> **Recorded information**:
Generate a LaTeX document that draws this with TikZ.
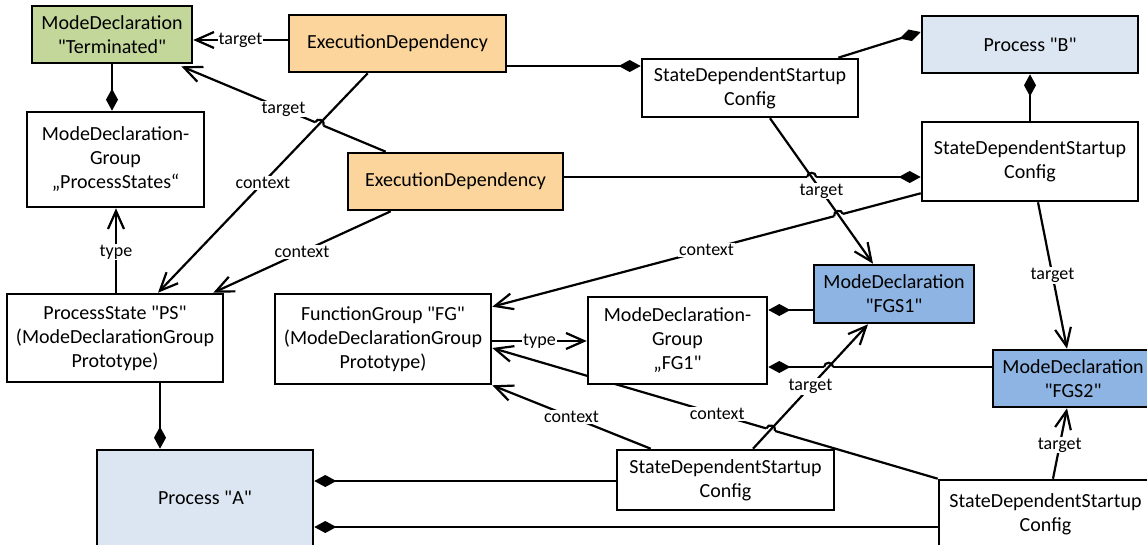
\documentclass[tikz,border=0pt]{standalone}
\usepackage{fontspec}
\setmainfont{Carlito}[Ligatures=TeXOff]
\usetikzlibrary{arrows.meta,calc}
\pgfdeclarelayer{background}
\pgfsetlayers{background,main}
\definecolor{mdgreen}{HTML}{C4D79B}
\definecolor{edorange}{HTML}{FBD59B}
\definecolor{procblue}{HTML}{DCE6F2}
\definecolor{mdblue}{HTML}{8DB4E2}
\newcommand{\lhop}[4]{%
  \coordinate (hpa) at ($(#1)!4.5pt!(#2)$);
  \coordinate (hpb) at ($(#1)!4.5pt!(#3)$);
  \draw[white, line width=3.6pt] (hpa) -- (hpb);
  \draw[conn] (hpa) to[bend #4=90, looseness=1.6] (hpb);}
\begin{document}
\begin{tikzpicture}[x=1pt,y=-1pt,
  box/.style={draw, line width=2.6pt, align=center, inner sep=2pt, fill=white,
    font=\fontsize{20}{24}\selectfont},
  sz/.style 2 args={minimum width=#1pt, minimum height=#2pt},
  conn/.style={line width=2.2pt},
  tgt/.style={conn, -{Straight Barb[length=18pt,width=16pt]}},
  comp/.style={conn, -{Diamond[length=22pt,width=12pt]}},
  lbl/.style={fill=white, inner sep=1pt, font=\fontsize{18}{20}\selectfont},
]
\useasboundingbox (0,0) rectangle (1147,544);

% nodes
\node[box, fill=mdgreen, sz={160}{57}] (mdt) at (112,34.5) {ModeDeclaration\\"Terminated"};
\node[box, fill=edorange, sz={217}{57}] (ed1) at (397.5,43.5) {ExecutionDependency};
\node[box, sz={177}{95}] (mdgps) at (115.5,159.5) {ModeDeclaration-\\Group\\„ProcessStates“};
\node[box, fill=edorange, sz={215}{57}] (ed2) at (455.5,181.5) {ExecutionDependency};
\node[box, sz={216}{58}] (sd1) at (750,88) {StateDependentStartup\\Config};
\node[box, fill=procblue, sz={216}{57}] (pb) at (1030,44.5) {Process "B"};
\node[box, sz={216}{79}] (sd2) at (1030,161.5) {StateDependentStartup\\Config};
\node[box, sz={216}{88}] (ps) at (115,338) {ProcessState "PS"\\(ModeDeclarationGroup\\Prototype)};
\node[box, sz={216}{90}] (fg) at (383,339) {FunctionGroup "FG"\\(ModeDeclarationGroup\\Prototype)};
\node[box, sz={179}{87}] (fg1) at (677.5,340.5) {ModeDeclaration-\\Group\\„FG1"};
\node[box, fill=mdblue, sz={160}{58}] (fgs1) at (894,294) {ModeDeclaration\\"FGS1"};
\node[box, fill=mdblue, sz={160}{57}] (fgs2) at (1073,378.5) {ModeDeclaration\\"FGS2"};
\node[box, fill=procblue, sz={216}{96}] (pa) at (205,498) {Process "A"};
\node[box, sz={217}{60}] (sd3) at (725.5,480) {StateDependentStartup\\Config};
\node[box, sz={213}{68}] (sd4) at (1045.5,514) {StateDependentStartup\\Config};

% end points
\coordinate (c2s) at ($(ed2.north west)+(39,0)$);
\coordinate (c2e) at ($(mdt.south east)+(-12,2)$);
\coordinate (c3s) at ($(ed1.south west)+(80,0)$);
\coordinate (c3e) at ($(ps.north)+(43,0)$);
\coordinate (c8s) at ($(ed2.east)+(0,-4.5)$);
\coordinate (c8e) at ($(sd2.west)+(0,15.5)$);
\coordinate (c9s) at ($(sd1.south)+(20,0)$);
\coordinate (c9e) at ($(fgs1.north)+(-21,0)$);
\coordinate (c10s) at ($(sd2.south west)+(0,-9)$);
\coordinate (c10e) at ($(fg.north east)+(0,14)$);
\coordinate (c12s) at (sd4.north west);
\coordinate (c12e) at ($(fg.east)+(0,9)$);
\coordinate (c13s) at ($(sd3.north)+(27.5,0)$);
\coordinate (c13e) at ($(fgs1.south)+(-26,0)$);
\coordinate (c14s) at ($(fgs2.west)+(0,-11.5)$);
\coordinate (c14e) at ($(fg1.east)+(0,26.5)$);
\coordinate (h1) at (intersection of c2s--c2e and c3s--c3e);
\coordinate (h2) at (intersection of c8s--c8e and c9s--c9e);
\coordinate (h3) at (intersection of c10s--c10e and c9s--c9e);
\coordinate (h4) at (intersection of c14s--c14e and c13s--c13e);
\coordinate (h5) at (intersection of c12s--c12e and c13s--c13e);

% connector passing behind FG1
\begin{pgfonlayer}{background}
\draw[tgt] (c12s) -- node[lbl, pos=0.495]{context} (c12e);
\lhop{h5}{c12s}{c12e}{right}
\end{pgfonlayer}

% connectors
\draw[tgt] ($(ed1.west)+(0,-3.5)$) -- node[lbl]{target} ($(mdt.east)+(0,5.5)$);
\draw[tgt] (c2s) -- node[lbl]{target} (c2e);
\lhop{h1}{c2s}{c2e}{right}
\draw[tgt] (c3s) -- node[lbl]{context} (c3e);
\draw[tgt] ($(ed2.south west)+(44,0)$) -- node[lbl]{context} ($(ps.north east)+(-11,0)$);
\draw[comp] ($(ed1.east)+(0,22.5)$) -- ($(sd1.west)+(0,-22)$);
\draw[comp] ($(sd1.north east)+(-21,0)$) -- ($(pb.west)+(0,-12.5)$);
\draw[comp] (sd2.north) -- (pb.south);
\draw[comp] (c8s) -- (c8e);
\lhop{h2}{c8s}{c8e}{left}
\draw[tgt] (c10s) -- node[lbl]{context} (c10e);
\lhop{h3}{c10s}{c10e}{right}
\draw[tgt] (c9s) -- node[lbl]{target} (c9e);
\draw[tgt] ($(fg.east)+(0,2)$) -- node[lbl]{type} ($(fg1.west)+(0,0.5)$);
\draw[comp] (c14s) -- (c14e);
\lhop{h4}{c14s}{c14e}{right}
\draw[tgt] (c13s) -- node[lbl]{target} (c13e);
\draw[comp] ($(fgs1.west)+(0,16)$) -- ($(fg1.east)+(0,-30.5)$);
\draw[tgt] ($(sd4.north)+(7.5,0)$) -- node[lbl, pos=0.48]{target} ($(fgs2.south)+(-6,0)$);
\draw[tgt] ($(sd2.south)+(8,0)$) -- node[lbl]{target} ($(fgs2.north)+(-6,0)$);
\draw[tgt] ($(sd3.north west)+(35,0)$) -- node[lbl]{context} (fg.south east);
\draw[comp] ($(sd3.west)+(0,1)$) -- ($(pa.east)+(0,-17)$);
\draw[comp] ($(sd4.west)+(0,13)$) -- ($(pa.east)+(0,29)$);
\draw[comp] ($(ps.south)+(45,0)$) -- ($(pa.north)+(-45,0)$);
\draw[tgt] ($(ps.north)+(1,0)$) -- node[lbl, pos=0.48]{type} ($(mdgps.south)+(0.5,0)$);
\draw[comp] (mdt.south) -- ($(mdgps.north)+(-3.5,0)$);
\end{tikzpicture}
\end{document}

> **What is expected**:
Return each line of the data, keeping its wording exact and omitting pictures.

> **Task answer**:
Generate a LaTeX document that draws this with TikZ.
\documentclass[tikz,border=0pt]{standalone}
\usepackage{fontspec}
\setmainfont{Carlito}[Ligatures=TeXOff]
\usetikzlibrary{arrows.meta,calc}
\pgfdeclarelayer{background}
\pgfsetlayers{background,main}
\definecolor{mdgreen}{HTML}{C4D79B}
\definecolor{edorange}{HTML}{FBD59B}
\definecolor{procblue}{HTML}{DCE6F2}
\definecolor{mdblue}{HTML}{8DB4E2}
\newcommand{\lhop}[4]{%
  \coordinate (hpa) at ($(#1)!4.5pt!(#2)$);
  \coordinate (hpb) at ($(#1)!4.5pt!(#3)$);
  \draw[white, line width=3.6pt] (hpa) -- (hpb);
  \draw[conn] (hpa) to[bend #4=90, looseness=1.6] (hpb);}
\begin{document}
\begin{tikzpicture}[x=1pt,y=-1pt,
  box/.style={draw, line width=2.6pt, align=center, inner sep=2pt, fill=white,
    font=\fontsize{20}{24}\selectfont},
  sz/.style 2 args={minimum width=#1pt, minimum height=#2pt},
  conn/.style={line width=2.2pt},
  tgt/.style={conn, -{Straight Barb[length=18pt,width=16pt]}},
  comp/.style={conn, -{Diamond[length=22pt,width=12pt]}},
  lbl/.style={fill=white, inner sep=1pt, font=\fontsize{18}{20}\selectfont},
]
\useasboundingbox (0,0) rectangle (1147,544);

% nodes
\node[box, fill=mdgreen, sz={160}{57}] (mdt) at (112,34.5) {ModeDeclaration\\"Terminated"};
\node[box, fill=edorange, sz={217}{57}] (ed1) at (397.5,43.5) {ExecutionDependency};
\node[box, sz={177}{95}] (mdgps) at (115.5,159.5) {ModeDeclaration-\\Group\\„ProcessStates“};
\node[box, fill=edorange, sz={215}{57}] (ed2) at (455.5,181.5) {ExecutionDependency};
\node[box, sz={216}{58}] (sd1) at (750,88) {StateDependentStartup\\Config};
\node[box, fill=procblue, sz={216}{57}] (pb) at (1030,44.5) {Process "B"};
\node[box, sz={216}{79}] (sd2) at (1030,161.5) {StateDependentStartup\\Config};
\node[box, sz={216}{88}] (ps) at (115,338) {ProcessState "PS"\\(ModeDeclarationGroup\\Prototype)};
\node[box, sz={216}{90}] (fg) at (383,339) {FunctionGroup "FG"\\(ModeDeclarationGroup\\Prototype)};
\node[box, sz={179}{87}] (fg1) at (677.5,340.5) {ModeDeclaration-\\Group\\„FG1"};
\node[box, fill=mdblue, sz={160}{58}] (fgs1) at (894,294) {ModeDeclaration\\"FGS1"};
\node[box, fill=mdblue, sz={160}{57}] (fgs2) at (1073,378.5) {ModeDeclaration\\"FGS2"};
\node[box, fill=procblue, sz={216}{96}] (pa) at (205,498) {Process "A"};
\node[box, sz={217}{60}] (sd3) at (725.5,480) {StateDependentStartup\\Config};
\node[box, sz={213}{68}] (sd4) at (1045.5,514) {StateDependentStartup\\Config};

% end points
\coordinate (c2s) at ($(ed2.north west)+(39,0)$);
\coordinate (c2e) at ($(mdt.south east)+(-12,2)$);
\coordinate (c3s) at ($(ed1.south west)+(80,0)$);
\coordinate (c3e) at ($(ps.north)+(43,0)$);
\coordinate (c8s) at ($(ed2.east)+(0,-4.5)$);
\coordinate (c8e) at ($(sd2.west)+(0,15.5)$);
\coordinate (c9s) at ($(sd1.south)+(20,0)$);
\coordinate (c9e) at ($(fgs1.north)+(-21,0)$);
\coordinate (c10s) at ($(sd2.south west)+(0,-9)$);
\coordinate (c10e) at ($(fg.north east)+(0,14)$);
\coordinate (c12s) at (sd4.north west);
\coordinate (c12e) at ($(fg.east)+(0,9)$);
\coordinate (c13s) at ($(sd3.north)+(27.5,0)$);
\coordinate (c13e) at ($(fgs1.south)+(-26,0)$);
\coordinate (c14s) at ($(fgs2.west)+(0,-11.5)$);
\coordinate (c14e) at ($(fg1.east)+(0,26.5)$);
\coordinate (h1) at (intersection of c2s--c2e and c3s--c3e);
\coordinate (h2) at (intersection of c8s--c8e and c9s--c9e);
\coordinate (h3) at (intersection of c10s--c10e and c9s--c9e);
\coordinate (h4) at (intersection of c14s--c14e and c13s--c13e);
\coordinate (h5) at (intersection of c12s--c12e and c13s--c13e);

% connector passing behind FG1
\begin{pgfonlayer}{background}
\draw[tgt] (c12s) -- node[lbl, pos=0.495]{context} (c12e);
\lhop{h5}{c12s}{c12e}{right}
\end{pgfonlayer}

% connectors
\draw[tgt] ($(ed1.west)+(0,-3.5)$) -- node[lbl]{target} ($(mdt.east)+(0,5.5)$);
\draw[tgt] (c2s) -- node[lbl]{target} (c2e);
\lhop{h1}{c2s}{c2e}{right}
\draw[tgt] (c3s) -- node[lbl]{context} (c3e);
\draw[tgt] ($(ed2.south west)+(44,0)$) -- node[lbl]{context} ($(ps.north east)+(-11,0)$);
\draw[comp] ($(ed1.east)+(0,22.5)$) -- ($(sd1.west)+(0,-22)$);
\draw[comp] ($(sd1.north east)+(-21,0)$) -- ($(pb.west)+(0,-12.5)$);
\draw[comp] (sd2.north) -- (pb.south);
\draw[comp] (c8s) -- (c8e);
\lhop{h2}{c8s}{c8e}{left}
\draw[tgt] (c10s) -- node[lbl]{context} (c10e);
\lhop{h3}{c10s}{c10e}{right}
\draw[tgt] (c9s) -- node[lbl]{target} (c9e);
\draw[tgt] ($(fg.east)+(0,2)$) -- node[lbl]{type} ($(fg1.west)+(0,0.5)$);
\draw[comp] (c14s) -- (c14e);
\lhop{h4}{c14s}{c14e}{right}
\draw[tgt] (c13s) -- node[lbl]{target} (c13e);
\draw[comp] ($(fgs1.west)+(0,16)$) -- ($(fg1.east)+(0,-30.5)$);
\draw[tgt] ($(sd4.north)+(7.5,0)$) -- node[lbl, pos=0.48]{target} ($(fgs2.south)+(-6,0)$);
\draw[tgt] ($(sd2.south)+(8,0)$) -- node[lbl]{target} ($(fgs2.north)+(-6,0)$);
\draw[tgt] ($(sd3.north west)+(35,0)$) -- node[lbl]{context} (fg.south east);
\draw[comp] ($(sd3.west)+(0,1)$) -- ($(pa.east)+(0,-17)$);
\draw[comp] ($(sd4.west)+(0,13)$) -- ($(pa.east)+(0,29)$);
\draw[comp] ($(ps.south)+(45,0)$) -- ($(pa.north)+(-45,0)$);
\draw[tgt] ($(ps.north)+(1,0)$) -- node[lbl, pos=0.48]{type} ($(mdgps.south)+(0.5,0)$);
\draw[comp] (mdt.south) -- ($(mdgps.north)+(-3.5,0)$);
\end{tikzpicture}
\end{document}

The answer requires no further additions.